▶ [Exercise aim]: Write out the entire listing below exactly, with the pictures left out.

▶ [Data lines]:
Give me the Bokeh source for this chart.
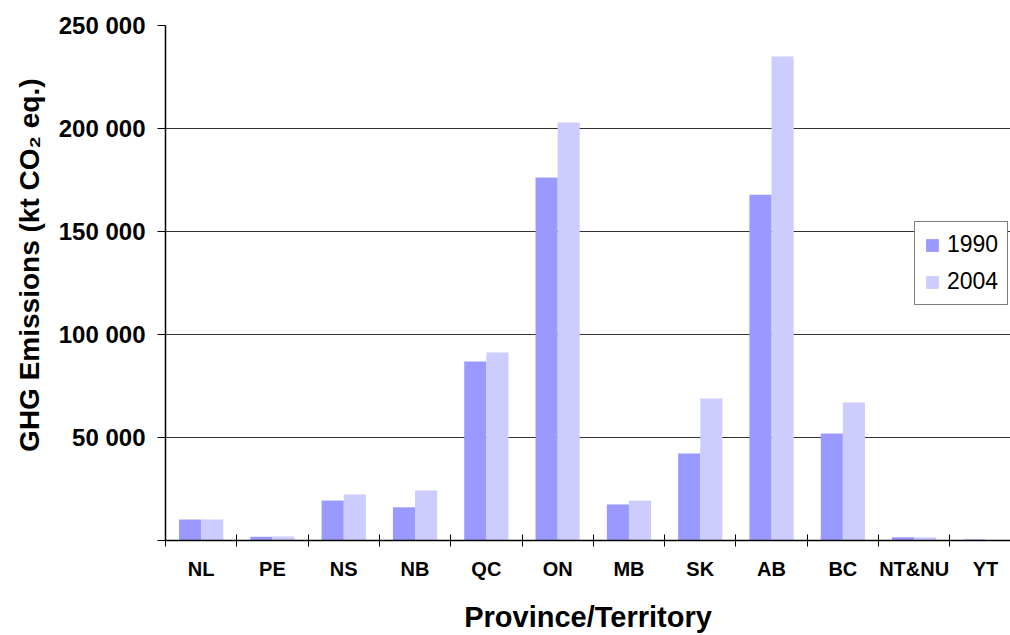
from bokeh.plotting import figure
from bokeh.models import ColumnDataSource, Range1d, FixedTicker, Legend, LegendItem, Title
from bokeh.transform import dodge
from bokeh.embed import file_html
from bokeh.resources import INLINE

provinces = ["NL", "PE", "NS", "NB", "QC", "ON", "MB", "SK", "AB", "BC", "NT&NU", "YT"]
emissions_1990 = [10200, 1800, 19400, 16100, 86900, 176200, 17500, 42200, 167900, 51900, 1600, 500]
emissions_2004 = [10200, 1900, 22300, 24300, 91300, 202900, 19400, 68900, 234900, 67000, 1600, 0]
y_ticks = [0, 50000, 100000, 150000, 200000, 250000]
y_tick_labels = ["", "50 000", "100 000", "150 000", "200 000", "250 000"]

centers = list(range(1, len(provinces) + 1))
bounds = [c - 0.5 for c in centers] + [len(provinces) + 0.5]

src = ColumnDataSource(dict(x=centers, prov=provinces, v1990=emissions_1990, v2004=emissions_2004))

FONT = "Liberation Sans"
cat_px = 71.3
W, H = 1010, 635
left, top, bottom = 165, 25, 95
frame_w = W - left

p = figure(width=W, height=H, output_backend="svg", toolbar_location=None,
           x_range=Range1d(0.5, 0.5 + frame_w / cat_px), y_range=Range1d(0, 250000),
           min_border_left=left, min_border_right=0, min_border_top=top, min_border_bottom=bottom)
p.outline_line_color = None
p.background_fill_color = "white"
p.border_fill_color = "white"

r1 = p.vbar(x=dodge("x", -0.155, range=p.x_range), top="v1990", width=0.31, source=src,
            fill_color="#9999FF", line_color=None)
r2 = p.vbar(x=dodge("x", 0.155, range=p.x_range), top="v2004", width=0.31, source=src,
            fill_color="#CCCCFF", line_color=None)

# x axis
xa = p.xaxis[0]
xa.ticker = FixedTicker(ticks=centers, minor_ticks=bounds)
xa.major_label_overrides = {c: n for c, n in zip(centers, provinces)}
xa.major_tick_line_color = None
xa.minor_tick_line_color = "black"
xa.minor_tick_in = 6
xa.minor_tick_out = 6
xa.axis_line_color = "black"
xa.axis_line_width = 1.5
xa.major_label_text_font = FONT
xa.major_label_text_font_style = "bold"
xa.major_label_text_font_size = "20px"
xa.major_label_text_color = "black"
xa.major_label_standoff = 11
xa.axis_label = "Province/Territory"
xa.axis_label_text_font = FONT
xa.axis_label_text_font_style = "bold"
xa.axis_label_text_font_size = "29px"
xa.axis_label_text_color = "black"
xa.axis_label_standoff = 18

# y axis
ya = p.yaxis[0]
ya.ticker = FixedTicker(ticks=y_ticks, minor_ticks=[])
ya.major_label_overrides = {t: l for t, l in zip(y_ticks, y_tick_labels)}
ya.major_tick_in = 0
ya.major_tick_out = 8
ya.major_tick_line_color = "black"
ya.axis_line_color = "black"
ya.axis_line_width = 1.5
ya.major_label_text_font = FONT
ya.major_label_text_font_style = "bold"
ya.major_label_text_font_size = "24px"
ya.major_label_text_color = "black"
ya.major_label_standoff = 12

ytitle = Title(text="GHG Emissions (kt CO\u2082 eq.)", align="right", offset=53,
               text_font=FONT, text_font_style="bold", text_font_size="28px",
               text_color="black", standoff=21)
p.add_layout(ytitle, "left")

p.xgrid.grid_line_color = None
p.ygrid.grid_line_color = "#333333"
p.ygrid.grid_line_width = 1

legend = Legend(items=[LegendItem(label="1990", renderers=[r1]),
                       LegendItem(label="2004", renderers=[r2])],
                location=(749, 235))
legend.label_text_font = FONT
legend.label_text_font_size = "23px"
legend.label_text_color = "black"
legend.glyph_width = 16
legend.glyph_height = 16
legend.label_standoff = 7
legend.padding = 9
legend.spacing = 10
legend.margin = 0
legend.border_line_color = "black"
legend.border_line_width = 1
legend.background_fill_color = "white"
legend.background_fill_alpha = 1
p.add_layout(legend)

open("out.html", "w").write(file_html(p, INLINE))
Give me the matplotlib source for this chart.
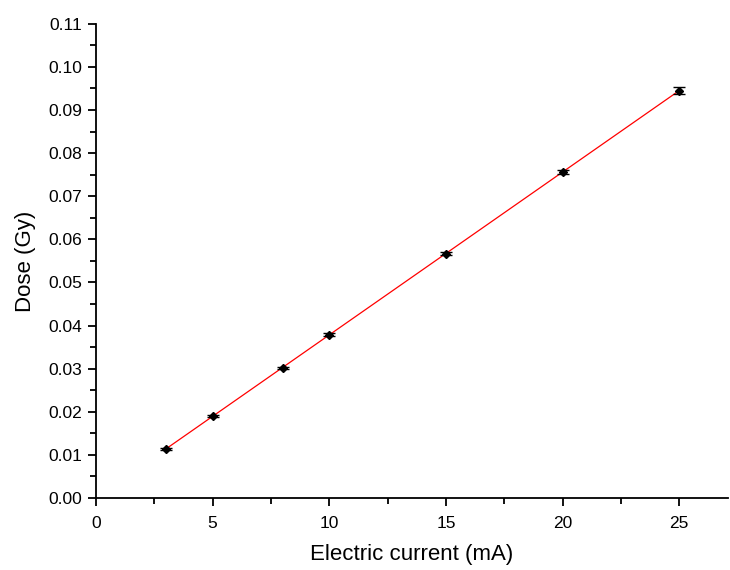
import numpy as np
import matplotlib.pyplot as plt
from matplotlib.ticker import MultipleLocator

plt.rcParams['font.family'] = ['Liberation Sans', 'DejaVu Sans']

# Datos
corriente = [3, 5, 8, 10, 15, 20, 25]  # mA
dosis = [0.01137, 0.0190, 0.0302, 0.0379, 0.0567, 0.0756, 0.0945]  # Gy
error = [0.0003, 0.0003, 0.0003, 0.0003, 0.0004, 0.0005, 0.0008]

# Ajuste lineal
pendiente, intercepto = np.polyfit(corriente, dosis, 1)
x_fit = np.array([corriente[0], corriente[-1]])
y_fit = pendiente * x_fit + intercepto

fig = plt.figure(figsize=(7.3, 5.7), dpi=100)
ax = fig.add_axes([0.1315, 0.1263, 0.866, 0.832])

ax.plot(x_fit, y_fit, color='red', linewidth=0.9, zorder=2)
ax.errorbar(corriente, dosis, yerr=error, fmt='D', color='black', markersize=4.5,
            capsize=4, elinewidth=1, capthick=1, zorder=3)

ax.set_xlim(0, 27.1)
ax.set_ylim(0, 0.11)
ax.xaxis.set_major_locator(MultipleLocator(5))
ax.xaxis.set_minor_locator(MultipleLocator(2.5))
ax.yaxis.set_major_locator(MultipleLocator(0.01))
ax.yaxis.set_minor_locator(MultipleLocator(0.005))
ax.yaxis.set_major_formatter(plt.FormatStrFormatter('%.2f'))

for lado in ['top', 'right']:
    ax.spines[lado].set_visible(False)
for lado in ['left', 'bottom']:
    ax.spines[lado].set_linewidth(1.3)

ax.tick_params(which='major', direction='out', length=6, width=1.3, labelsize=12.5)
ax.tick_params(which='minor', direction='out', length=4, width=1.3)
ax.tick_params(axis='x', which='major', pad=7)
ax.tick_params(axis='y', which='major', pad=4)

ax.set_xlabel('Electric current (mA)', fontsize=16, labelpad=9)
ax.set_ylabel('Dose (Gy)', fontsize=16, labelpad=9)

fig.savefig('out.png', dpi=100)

▶ [Task solution]:
Give me the Bokeh source for this chart.
from bokeh.plotting import figure
from bokeh.models import ColumnDataSource, Range1d, FixedTicker, Legend, LegendItem, Title
from bokeh.transform import dodge
from bokeh.embed import file_html
from bokeh.resources import INLINE

provinces = ["NL", "PE", "NS", "NB", "QC", "ON", "MB", "SK", "AB", "BC", "NT&NU", "YT"]
emissions_1990 = [10200, 1800, 19400, 16100, 86900, 176200, 17500, 42200, 167900, 51900, 1600, 500]
emissions_2004 = [10200, 1900, 22300, 24300, 91300, 202900, 19400, 68900, 234900, 67000, 1600, 0]
y_ticks = [0, 50000, 100000, 150000, 200000, 250000]
y_tick_labels = ["", "50 000", "100 000", "150 000", "200 000", "250 000"]

centers = list(range(1, len(provinces) + 1))
bounds = [c - 0.5 for c in centers] + [len(provinces) + 0.5]

src = ColumnDataSource(dict(x=centers, prov=provinces, v1990=emissions_1990, v2004=emissions_2004))

FONT = "Liberation Sans"
cat_px = 71.3
W, H = 1010, 635
left, top, bottom = 165, 25, 95
frame_w = W - left

p = figure(width=W, height=H, output_backend="svg", toolbar_location=None,
           x_range=Range1d(0.5, 0.5 + frame_w / cat_px), y_range=Range1d(0, 250000),
           min_border_left=left, min_border_right=0, min_border_top=top, min_border_bottom=bottom)
p.outline_line_color = None
p.background_fill_color = "white"
p.border_fill_color = "white"

r1 = p.vbar(x=dodge("x", -0.155, range=p.x_range), top="v1990", width=0.31, source=src,
            fill_color="#9999FF", line_color=None)
r2 = p.vbar(x=dodge("x", 0.155, range=p.x_range), top="v2004", width=0.31, source=src,
            fill_color="#CCCCFF", line_color=None)

# x axis
xa = p.xaxis[0]
xa.ticker = FixedTicker(ticks=centers, minor_ticks=bounds)
xa.major_label_overrides = {c: n for c, n in zip(centers, provinces)}
xa.major_tick_line_color = None
xa.minor_tick_line_color = "black"
xa.minor_tick_in = 6
xa.minor_tick_out = 6
xa.axis_line_color = "black"
xa.axis_line_width = 1.5
xa.major_label_text_font = FONT
xa.major_label_text_font_style = "bold"
xa.major_label_text_font_size = "20px"
xa.major_label_text_color = "black"
xa.major_label_standoff = 11
xa.axis_label = "Province/Territory"
xa.axis_label_text_font = FONT
xa.axis_label_text_font_style = "bold"
xa.axis_label_text_font_size = "29px"
xa.axis_label_text_color = "black"
xa.axis_label_standoff = 18

# y axis
ya = p.yaxis[0]
ya.ticker = FixedTicker(ticks=y_ticks, minor_ticks=[])
ya.major_label_overrides = {t: l for t, l in zip(y_ticks, y_tick_labels)}
ya.major_tick_in = 0
ya.major_tick_out = 8
ya.major_tick_line_color = "black"
ya.axis_line_color = "black"
ya.axis_line_width = 1.5
ya.major_label_text_font = FONT
ya.major_label_text_font_style = "bold"
ya.major_label_text_font_size = "24px"
ya.major_label_text_color = "black"
ya.major_label_standoff = 12

ytitle = Title(text="GHG Emissions (kt CO\u2082 eq.)", align="right", offset=53,
               text_font=FONT, text_font_style="bold", text_font_size="28px",
               text_color="black", standoff=21)
p.add_layout(ytitle, "left")

p.xgrid.grid_line_color = None
p.ygrid.grid_line_color = "#333333"
p.ygrid.grid_line_width = 1

legend = Legend(items=[LegendItem(label="1990", renderers=[r1]),
                       LegendItem(label="2004", renderers=[r2])],
                location=(749, 235))
legend.label_text_font = FONT
legend.label_text_font_size = "23px"
legend.label_text_color = "black"
legend.glyph_width = 16
legend.glyph_height = 16
legend.label_standoff = 7
legend.padding = 9
legend.spacing = 10
legend.margin = 0
legend.border_line_color = "black"
legend.border_line_width = 1
legend.background_fill_color = "white"
legend.background_fill_alpha = 1
p.add_layout(legend)

open("out.html", "w").write(file_html(p, INLINE))
Give me the matplotlib source for this chart.
import numpy as np
import matplotlib.pyplot as plt
from matplotlib.ticker import MultipleLocator

plt.rcParams['font.family'] = ['Liberation Sans', 'DejaVu Sans']

# Datos
corriente = [3, 5, 8, 10, 15, 20, 25]  # mA
dosis = [0.01137, 0.0190, 0.0302, 0.0379, 0.0567, 0.0756, 0.0945]  # Gy
error = [0.0003, 0.0003, 0.0003, 0.0003, 0.0004, 0.0005, 0.0008]

# Ajuste lineal
pendiente, intercepto = np.polyfit(corriente, dosis, 1)
x_fit = np.array([corriente[0], corriente[-1]])
y_fit = pendiente * x_fit + intercepto

fig = plt.figure(figsize=(7.3, 5.7), dpi=100)
ax = fig.add_axes([0.1315, 0.1263, 0.866, 0.832])

ax.plot(x_fit, y_fit, color='red', linewidth=0.9, zorder=2)
ax.errorbar(corriente, dosis, yerr=error, fmt='D', color='black', markersize=4.5,
            capsize=4, elinewidth=1, capthick=1, zorder=3)

ax.set_xlim(0, 27.1)
ax.set_ylim(0, 0.11)
ax.xaxis.set_major_locator(MultipleLocator(5))
ax.xaxis.set_minor_locator(MultipleLocator(2.5))
ax.yaxis.set_major_locator(MultipleLocator(0.01))
ax.yaxis.set_minor_locator(MultipleLocator(0.005))
ax.yaxis.set_major_formatter(plt.FormatStrFormatter('%.2f'))

for lado in ['top', 'right']:
    ax.spines[lado].set_visible(False)
for lado in ['left', 'bottom']:
    ax.spines[lado].set_linewidth(1.3)

ax.tick_params(which='major', direction='out', length=6, width=1.3, labelsize=12.5)
ax.tick_params(which='minor', direction='out', length=4, width=1.3)
ax.tick_params(axis='x', which='major', pad=7)
ax.tick_params(axis='y', which='major', pad=4)

ax.set_xlabel('Electric current (mA)', fontsize=16, labelpad=9)
ax.set_ylabel('Dose (Gy)', fontsize=16, labelpad=9)

fig.savefig('out.png', dpi=100)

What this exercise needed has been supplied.